[WHAT YOU SHOULD DO] Take each line that has the word "this" and return it.

[DATA SUPPLIED]
◆ ◆ ◆ ◆ ◆

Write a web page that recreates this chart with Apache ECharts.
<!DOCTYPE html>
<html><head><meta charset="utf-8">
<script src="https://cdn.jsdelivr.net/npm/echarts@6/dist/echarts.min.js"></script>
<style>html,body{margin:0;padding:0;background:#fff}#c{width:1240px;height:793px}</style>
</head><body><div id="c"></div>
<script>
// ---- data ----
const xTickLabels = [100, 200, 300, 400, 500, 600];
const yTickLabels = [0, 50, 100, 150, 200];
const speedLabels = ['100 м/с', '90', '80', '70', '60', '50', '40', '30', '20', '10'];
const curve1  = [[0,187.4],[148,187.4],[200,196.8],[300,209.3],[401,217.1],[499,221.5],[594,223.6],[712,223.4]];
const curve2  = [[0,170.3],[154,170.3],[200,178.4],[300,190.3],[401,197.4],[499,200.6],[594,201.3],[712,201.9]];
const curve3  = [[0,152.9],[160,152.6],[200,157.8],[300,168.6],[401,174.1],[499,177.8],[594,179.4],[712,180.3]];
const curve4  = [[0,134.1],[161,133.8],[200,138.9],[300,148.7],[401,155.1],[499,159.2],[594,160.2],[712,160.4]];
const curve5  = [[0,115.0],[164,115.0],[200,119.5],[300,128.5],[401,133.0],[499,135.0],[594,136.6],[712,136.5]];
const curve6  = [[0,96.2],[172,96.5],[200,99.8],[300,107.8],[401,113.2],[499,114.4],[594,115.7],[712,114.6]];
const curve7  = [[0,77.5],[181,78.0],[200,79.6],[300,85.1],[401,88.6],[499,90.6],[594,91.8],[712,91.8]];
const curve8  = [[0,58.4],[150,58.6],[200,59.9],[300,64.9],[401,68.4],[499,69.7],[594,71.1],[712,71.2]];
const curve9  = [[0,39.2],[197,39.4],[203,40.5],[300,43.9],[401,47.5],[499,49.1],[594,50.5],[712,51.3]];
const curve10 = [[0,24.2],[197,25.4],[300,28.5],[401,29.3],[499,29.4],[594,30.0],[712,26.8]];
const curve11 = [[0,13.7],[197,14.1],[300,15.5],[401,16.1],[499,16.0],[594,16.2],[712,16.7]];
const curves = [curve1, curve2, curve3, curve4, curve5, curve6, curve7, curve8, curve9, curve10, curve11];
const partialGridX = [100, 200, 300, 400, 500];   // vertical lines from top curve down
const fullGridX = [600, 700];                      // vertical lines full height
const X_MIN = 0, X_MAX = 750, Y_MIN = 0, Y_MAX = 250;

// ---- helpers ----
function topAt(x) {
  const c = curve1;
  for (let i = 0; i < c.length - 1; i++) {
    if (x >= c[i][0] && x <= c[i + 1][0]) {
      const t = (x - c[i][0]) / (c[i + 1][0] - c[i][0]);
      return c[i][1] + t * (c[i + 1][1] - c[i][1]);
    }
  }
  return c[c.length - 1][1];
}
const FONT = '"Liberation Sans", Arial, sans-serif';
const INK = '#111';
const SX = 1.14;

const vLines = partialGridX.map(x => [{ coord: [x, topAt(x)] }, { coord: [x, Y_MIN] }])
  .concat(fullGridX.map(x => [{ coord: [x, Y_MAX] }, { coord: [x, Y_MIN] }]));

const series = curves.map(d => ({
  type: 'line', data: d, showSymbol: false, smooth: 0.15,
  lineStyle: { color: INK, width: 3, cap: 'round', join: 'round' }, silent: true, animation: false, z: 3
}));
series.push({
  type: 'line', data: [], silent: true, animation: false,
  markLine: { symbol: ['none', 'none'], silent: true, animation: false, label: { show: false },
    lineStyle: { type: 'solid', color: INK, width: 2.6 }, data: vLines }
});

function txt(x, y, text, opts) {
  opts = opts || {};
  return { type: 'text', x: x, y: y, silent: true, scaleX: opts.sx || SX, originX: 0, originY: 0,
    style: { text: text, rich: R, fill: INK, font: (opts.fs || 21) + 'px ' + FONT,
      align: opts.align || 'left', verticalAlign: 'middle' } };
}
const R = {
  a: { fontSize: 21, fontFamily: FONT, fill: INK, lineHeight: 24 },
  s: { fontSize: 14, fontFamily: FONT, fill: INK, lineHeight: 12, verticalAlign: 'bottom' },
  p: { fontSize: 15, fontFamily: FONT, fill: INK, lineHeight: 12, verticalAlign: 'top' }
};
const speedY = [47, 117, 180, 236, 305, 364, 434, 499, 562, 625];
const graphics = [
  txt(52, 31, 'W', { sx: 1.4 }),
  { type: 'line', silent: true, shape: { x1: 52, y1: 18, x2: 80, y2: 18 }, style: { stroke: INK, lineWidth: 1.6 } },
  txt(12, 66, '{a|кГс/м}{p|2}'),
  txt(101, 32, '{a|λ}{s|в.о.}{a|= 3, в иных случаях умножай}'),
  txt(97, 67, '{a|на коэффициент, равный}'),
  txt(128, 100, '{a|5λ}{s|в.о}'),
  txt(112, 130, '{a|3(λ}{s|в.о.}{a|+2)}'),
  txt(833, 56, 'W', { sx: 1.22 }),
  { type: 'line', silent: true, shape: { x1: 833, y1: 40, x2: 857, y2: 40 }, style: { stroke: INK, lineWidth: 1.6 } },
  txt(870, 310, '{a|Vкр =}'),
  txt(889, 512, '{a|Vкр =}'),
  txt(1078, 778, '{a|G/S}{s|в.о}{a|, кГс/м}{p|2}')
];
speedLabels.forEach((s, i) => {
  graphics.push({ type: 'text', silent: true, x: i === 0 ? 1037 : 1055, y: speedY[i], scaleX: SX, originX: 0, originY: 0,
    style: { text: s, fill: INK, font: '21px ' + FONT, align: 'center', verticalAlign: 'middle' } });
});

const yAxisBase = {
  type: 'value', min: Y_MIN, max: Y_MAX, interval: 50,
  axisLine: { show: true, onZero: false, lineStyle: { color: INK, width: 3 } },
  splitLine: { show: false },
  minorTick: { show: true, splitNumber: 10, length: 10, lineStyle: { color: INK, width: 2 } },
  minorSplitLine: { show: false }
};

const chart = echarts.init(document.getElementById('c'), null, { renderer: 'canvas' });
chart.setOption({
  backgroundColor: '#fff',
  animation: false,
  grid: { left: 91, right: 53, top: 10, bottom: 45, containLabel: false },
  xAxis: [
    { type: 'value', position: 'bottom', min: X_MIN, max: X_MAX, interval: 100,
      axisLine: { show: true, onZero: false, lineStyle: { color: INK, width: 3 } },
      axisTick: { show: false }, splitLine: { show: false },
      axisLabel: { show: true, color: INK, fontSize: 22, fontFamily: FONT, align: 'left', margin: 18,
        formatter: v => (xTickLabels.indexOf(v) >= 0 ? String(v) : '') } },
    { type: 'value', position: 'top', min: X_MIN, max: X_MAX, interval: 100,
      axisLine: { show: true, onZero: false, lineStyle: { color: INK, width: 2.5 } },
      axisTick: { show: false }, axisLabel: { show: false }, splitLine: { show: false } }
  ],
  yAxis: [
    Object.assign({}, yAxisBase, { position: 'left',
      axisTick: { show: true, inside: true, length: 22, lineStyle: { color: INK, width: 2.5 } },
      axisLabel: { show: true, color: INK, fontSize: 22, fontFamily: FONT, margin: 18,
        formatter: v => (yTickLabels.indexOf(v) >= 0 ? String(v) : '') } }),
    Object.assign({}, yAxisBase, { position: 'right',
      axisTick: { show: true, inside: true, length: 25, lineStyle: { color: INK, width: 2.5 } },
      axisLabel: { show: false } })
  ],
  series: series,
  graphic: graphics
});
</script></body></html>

◆ ◆ ◆ ◆ ◆

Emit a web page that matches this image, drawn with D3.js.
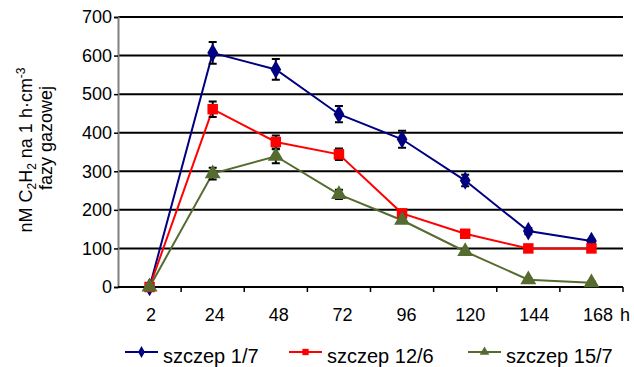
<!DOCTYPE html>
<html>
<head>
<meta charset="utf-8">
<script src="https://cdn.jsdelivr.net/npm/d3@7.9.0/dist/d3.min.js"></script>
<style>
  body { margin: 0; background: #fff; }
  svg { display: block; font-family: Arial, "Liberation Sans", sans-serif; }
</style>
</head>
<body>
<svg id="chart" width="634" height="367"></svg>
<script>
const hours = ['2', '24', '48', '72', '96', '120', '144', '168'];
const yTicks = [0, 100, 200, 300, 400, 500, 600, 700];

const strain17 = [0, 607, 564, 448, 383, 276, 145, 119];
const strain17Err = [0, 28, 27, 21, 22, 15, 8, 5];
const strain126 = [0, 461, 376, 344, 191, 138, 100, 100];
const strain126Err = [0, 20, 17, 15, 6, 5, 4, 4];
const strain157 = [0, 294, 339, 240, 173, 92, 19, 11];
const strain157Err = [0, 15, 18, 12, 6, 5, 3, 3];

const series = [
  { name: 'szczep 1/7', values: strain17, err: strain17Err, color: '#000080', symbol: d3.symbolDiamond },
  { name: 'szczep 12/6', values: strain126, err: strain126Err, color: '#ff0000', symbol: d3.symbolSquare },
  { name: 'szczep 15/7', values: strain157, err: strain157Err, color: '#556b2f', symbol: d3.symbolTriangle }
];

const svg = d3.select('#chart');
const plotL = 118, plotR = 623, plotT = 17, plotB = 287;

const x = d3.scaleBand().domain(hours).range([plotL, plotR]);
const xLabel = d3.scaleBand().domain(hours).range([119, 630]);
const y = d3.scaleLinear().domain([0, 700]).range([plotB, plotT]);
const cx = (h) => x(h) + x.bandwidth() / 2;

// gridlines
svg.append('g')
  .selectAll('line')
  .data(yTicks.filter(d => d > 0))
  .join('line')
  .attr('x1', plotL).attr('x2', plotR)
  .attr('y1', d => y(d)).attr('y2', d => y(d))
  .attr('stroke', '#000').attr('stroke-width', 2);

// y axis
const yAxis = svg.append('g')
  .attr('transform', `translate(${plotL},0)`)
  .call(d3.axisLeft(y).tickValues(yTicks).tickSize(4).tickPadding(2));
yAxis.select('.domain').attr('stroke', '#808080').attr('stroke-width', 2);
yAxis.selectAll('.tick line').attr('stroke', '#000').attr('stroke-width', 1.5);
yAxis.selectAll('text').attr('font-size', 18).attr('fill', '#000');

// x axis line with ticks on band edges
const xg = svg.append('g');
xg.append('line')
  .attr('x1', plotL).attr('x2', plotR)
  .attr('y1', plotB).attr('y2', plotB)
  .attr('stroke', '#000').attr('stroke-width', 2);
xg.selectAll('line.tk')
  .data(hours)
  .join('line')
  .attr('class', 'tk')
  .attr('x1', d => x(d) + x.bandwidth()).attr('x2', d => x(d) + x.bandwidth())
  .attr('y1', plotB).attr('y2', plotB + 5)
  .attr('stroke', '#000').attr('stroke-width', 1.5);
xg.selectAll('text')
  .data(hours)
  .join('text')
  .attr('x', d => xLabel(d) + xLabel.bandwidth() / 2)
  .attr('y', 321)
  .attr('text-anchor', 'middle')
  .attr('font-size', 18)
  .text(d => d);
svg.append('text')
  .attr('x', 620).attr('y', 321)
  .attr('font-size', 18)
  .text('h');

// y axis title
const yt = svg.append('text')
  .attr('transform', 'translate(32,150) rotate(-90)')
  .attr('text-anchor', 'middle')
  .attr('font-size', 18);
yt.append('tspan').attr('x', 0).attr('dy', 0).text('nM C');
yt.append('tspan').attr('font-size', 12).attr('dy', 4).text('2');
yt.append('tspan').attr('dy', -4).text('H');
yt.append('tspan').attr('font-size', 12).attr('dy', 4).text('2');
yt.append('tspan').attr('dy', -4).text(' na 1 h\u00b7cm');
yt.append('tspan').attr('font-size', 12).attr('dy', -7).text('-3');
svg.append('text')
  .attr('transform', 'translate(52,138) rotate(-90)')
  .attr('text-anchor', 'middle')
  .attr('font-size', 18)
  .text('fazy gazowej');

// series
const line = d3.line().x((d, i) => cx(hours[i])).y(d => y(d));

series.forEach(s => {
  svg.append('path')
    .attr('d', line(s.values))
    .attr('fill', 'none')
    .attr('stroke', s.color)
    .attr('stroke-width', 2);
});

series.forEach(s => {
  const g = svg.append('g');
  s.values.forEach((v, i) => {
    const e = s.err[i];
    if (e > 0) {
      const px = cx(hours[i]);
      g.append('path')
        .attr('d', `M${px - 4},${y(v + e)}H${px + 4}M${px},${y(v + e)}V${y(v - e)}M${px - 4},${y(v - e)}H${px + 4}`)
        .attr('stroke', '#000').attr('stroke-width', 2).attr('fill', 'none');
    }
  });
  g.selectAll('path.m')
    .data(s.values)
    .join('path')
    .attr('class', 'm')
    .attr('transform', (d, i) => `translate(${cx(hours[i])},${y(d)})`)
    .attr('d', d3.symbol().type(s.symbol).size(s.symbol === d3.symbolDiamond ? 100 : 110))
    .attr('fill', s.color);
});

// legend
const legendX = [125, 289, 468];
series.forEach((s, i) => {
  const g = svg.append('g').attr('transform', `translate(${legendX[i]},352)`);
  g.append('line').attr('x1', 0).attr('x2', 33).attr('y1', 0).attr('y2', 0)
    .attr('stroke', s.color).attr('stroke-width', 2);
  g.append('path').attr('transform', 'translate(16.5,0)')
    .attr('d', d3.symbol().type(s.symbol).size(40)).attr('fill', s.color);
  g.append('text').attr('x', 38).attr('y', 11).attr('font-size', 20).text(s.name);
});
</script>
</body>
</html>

◆ ◆ ◆ ◆ ◆

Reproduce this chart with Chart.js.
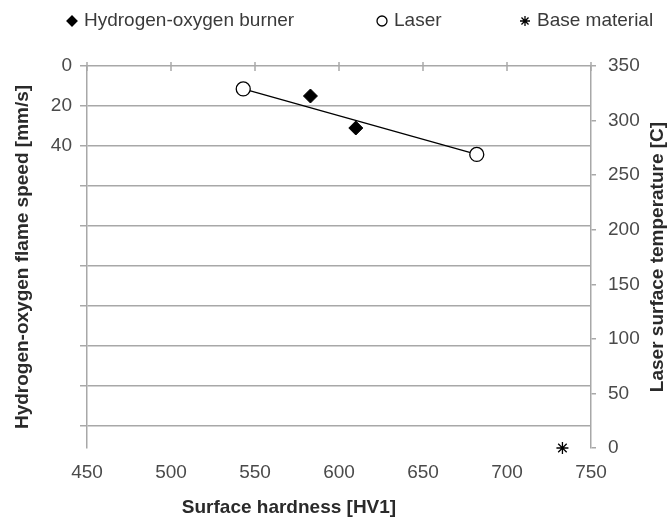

◆ ◆ ◆ ◆ ◆

[IN RESPONSE]
Write a web page that recreates this chart with Apache ECharts.
Emit a web page that matches this image, drawn with D3.js.
Reproduce this chart with Chart.js.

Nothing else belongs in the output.